Journey To The West

Monkey

XL Recordings – 2008
par Romain, le 17 octobre 2008
8

Monsieur Albarn est joueur. Car chacun de ses projets est un pari, souvent risqué, sur la réception par le public d’une idée complètement originale et en parfait décalage avec la précédente. Déjà en 2001, le lancement de Gorillaz avait fait figure de révolution dans le petit monde de la britpop. Comment peut-on passer du pop rock sucré de Blur à un conglomérat de styles aussi divers que le hip hop et le dub avec autant d’aisance et de succès à la clé ? La question n’a même pas obtenu de réponse claire qu’elle se pose à nouveau après la naissance de The Good, The Bad And The Queen, quartette post-punk  composé exclusivement de « légendes vivantes », Paul Simonon des Clash entre autres.

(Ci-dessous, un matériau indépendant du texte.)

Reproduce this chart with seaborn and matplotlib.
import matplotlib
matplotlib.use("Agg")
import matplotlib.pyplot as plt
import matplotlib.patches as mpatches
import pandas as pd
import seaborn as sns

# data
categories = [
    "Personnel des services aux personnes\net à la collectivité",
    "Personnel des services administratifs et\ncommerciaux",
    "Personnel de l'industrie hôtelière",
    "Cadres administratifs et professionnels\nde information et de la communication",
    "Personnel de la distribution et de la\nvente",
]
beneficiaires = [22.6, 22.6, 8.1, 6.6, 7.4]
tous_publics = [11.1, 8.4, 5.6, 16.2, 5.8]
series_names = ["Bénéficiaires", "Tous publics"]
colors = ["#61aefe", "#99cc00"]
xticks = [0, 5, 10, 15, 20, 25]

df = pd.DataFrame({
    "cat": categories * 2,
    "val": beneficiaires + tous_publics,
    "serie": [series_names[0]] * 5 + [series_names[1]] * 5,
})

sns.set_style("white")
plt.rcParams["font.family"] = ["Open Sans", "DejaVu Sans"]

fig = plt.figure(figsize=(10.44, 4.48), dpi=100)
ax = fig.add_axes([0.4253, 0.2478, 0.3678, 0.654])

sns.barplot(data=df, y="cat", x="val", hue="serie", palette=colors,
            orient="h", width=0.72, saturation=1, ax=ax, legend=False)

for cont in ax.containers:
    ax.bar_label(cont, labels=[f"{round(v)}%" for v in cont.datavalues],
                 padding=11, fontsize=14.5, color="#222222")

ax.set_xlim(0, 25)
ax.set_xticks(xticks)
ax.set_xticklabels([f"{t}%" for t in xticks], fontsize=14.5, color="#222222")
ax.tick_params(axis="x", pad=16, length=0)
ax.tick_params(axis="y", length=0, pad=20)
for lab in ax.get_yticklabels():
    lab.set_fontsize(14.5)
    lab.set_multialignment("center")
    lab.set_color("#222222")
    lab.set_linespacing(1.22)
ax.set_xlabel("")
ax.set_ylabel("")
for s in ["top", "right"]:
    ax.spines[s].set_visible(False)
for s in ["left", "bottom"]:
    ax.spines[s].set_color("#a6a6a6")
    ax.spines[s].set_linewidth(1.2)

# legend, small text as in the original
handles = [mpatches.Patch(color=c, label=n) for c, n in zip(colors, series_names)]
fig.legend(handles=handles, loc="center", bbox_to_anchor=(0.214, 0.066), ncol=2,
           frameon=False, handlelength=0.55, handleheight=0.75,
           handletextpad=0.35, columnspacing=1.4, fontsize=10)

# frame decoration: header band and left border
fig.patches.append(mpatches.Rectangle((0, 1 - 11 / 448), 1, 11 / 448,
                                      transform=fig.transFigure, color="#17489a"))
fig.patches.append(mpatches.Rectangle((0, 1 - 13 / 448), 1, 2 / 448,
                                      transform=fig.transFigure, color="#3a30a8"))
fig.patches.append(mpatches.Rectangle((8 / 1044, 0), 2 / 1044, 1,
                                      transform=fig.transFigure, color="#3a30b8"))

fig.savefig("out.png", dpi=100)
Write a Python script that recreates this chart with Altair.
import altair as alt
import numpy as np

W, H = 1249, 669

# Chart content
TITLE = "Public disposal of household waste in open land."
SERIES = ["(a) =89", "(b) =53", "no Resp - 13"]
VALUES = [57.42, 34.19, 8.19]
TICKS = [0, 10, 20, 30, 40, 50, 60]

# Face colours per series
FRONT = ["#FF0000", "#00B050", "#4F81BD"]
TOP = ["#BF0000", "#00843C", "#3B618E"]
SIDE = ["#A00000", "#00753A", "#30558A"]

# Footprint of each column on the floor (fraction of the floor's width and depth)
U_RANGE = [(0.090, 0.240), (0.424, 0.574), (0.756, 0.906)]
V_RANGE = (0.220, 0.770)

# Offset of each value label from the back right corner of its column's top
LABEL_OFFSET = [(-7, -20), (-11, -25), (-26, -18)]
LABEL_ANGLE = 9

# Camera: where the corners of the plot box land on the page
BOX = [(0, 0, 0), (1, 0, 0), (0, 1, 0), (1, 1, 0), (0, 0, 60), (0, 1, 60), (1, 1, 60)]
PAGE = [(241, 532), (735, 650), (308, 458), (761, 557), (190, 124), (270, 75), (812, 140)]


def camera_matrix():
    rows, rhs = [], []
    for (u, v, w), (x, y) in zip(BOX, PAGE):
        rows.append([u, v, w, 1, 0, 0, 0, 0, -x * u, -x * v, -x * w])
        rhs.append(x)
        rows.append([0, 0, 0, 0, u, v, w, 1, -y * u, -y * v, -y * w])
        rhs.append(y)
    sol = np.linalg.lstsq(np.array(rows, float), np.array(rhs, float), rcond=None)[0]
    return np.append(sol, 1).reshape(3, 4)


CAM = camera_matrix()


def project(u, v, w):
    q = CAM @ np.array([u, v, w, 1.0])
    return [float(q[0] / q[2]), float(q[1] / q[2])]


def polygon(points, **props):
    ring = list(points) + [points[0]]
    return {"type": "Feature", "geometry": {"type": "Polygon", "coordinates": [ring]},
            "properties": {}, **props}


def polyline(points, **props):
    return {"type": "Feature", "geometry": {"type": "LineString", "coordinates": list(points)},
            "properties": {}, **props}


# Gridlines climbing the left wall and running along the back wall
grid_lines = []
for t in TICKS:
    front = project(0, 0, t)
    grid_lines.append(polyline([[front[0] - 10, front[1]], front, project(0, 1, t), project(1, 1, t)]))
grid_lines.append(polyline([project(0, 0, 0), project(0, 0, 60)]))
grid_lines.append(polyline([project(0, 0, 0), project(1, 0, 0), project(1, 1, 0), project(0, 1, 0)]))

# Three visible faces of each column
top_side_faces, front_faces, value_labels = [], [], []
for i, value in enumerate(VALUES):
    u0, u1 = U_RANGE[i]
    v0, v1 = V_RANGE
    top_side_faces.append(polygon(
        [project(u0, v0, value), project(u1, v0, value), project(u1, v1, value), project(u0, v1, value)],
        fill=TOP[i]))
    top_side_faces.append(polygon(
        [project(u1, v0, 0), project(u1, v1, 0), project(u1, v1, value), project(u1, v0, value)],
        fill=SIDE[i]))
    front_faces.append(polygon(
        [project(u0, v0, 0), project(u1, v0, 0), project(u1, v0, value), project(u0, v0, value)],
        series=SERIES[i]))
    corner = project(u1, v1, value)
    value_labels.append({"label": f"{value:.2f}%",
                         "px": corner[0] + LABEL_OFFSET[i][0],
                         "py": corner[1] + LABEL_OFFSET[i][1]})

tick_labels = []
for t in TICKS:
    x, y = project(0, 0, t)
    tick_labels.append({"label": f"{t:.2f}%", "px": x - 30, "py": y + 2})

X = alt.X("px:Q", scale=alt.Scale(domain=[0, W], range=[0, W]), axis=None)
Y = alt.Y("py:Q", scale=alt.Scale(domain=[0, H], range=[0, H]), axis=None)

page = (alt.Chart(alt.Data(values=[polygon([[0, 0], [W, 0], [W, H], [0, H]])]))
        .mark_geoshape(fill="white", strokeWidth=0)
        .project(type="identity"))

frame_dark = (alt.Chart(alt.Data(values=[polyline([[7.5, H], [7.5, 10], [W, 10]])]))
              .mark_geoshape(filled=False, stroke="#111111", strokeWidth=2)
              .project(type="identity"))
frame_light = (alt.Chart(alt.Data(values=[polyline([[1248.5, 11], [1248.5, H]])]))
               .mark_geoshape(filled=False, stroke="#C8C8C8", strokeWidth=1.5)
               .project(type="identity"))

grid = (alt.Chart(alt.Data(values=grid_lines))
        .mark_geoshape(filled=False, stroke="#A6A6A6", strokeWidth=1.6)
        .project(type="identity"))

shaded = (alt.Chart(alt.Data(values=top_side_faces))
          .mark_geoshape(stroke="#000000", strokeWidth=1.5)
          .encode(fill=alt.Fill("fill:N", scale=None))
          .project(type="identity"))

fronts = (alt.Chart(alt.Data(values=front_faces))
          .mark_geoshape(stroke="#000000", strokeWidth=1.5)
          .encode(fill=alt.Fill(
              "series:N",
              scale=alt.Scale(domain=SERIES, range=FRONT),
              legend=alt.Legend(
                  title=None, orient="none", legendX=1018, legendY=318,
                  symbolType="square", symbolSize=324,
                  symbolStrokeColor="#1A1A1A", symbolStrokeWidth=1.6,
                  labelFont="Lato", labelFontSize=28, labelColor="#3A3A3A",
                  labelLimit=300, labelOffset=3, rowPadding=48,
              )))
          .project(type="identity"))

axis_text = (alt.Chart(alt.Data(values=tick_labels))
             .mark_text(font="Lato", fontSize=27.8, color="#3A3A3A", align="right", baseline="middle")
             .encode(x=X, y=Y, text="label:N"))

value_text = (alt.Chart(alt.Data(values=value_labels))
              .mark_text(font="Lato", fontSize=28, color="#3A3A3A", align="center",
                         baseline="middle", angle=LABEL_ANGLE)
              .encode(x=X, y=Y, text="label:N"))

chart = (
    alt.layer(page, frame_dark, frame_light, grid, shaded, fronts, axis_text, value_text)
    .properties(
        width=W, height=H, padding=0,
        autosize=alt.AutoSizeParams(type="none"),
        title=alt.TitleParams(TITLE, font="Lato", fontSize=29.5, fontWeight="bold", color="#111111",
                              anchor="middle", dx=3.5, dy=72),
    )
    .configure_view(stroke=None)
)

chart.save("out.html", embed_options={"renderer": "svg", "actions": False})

The Journey To The West se dessine dans la droite ligne de cette tradition d’innovations libertaires garanties par le seul talent d’un musicien d’exception. Cet album n’est qu’une des facettes d’un projet beaucoup plus vaste, entamé en 2007. En effet, Albarn et Hewlett, illustrateur de Gorillaz, se sont mis en tête de mettre en scène un opéra dans son intégralité, l’album n’en étant que la trame musicale. La troupe, composée d’acteurs et musiciens chinois et européens, a démarré sa tournée européenne en juillet 2007. L’opéra est une adaptation d’un roman de Wu Cheng’en écrit au 16ème siècle et contant les pérégrinations d’un roi singe en quête d’immortalité à travers l’Asie. Adapté à tous les supports, ce récit est un véritable classique en Asie. On en retrouve l’influence dans de nombreux mangas et animes, Dragon Ball en tête. C’est dire s’il fallait de l’ego pour remanier cette œuvre et Albarn semblait tout désigné à ce titre.

C’est à un style radicalement différent que l'amateur de Gorillaz va se heurter à l’écoute de Journey To The West. Un style différent, difficile certes, mais pas pour autant hermétique. En effet, Albarn allie ici musique traditionnelle chinoise, orchestration classique, musique électronique et rock dans un style résolument pop qui laissera sa chance au simple curieux mais qui n’ennuiera pas non plus l’esthète averti. Car sans être impossible d’accès, le travail d’Albarn est remarquable de complexité. Chaque morceau est calibré et travaillé pour s’inscrire très justement dans l’écrin du récit. Rien n’est laissé au hasard : l’instrumentalisation est parfaite et les voix se posent naturellement dans l’ensemble sans que rien ne dépasse. Albarn nous livre ici un réel travail de compositeur classique, très loin de ce qu’on pourrait trouver dans le rock ou l’électronique standard.

Si on n’est pas totalement en terrain inconnu, c’est que la touche Gorillaz et Blur est bien présente. Les claviers d’un Confession Of A Pig rappellent furieusement la période 13 de Blur, mais ce n’est là qu’un exemple parmi d’autres. Néanmoins Journey To The West doit être compris comme un opéra pop et pas comme un album de pop à proprement parler. A ce titre, il n’arrivera jamais dans les dancings : encore une fois, si la touche Albarn est forcément présente, on a affaire à quelque chose qui ne se révèlera pas dans l’instant.

C’est d’ailleurs peut-être le seul reproche qu’on pourrait faire à cet album : l’univers suggéré par l’écoute est trop vaste pour être appréhendé par l’oreille seule. Sans le support visuel du film ou de la pièce, on manque probablement quelque chose. L’image donnée par Hewlett aux personnages ajoute indéniablement un plus au monde de Wu Cheng’en, et cette image manque. Mais pour ceux qui auront (ou ont déjà eu) la chance d’assister au spectacle, l’album se révèle indispensable.

Il n’empêche que cet album est extrêmement abouti et est certainement l’œuvre d’un artiste de génie. Il s’agit aussi d’une œuvre personnelle qui témoigne de l’amour de son compositeur pour l’imaginaire asiatique et la musique pop. Un amour qui, grâce à la qualité du tout, se laisse facilement partager.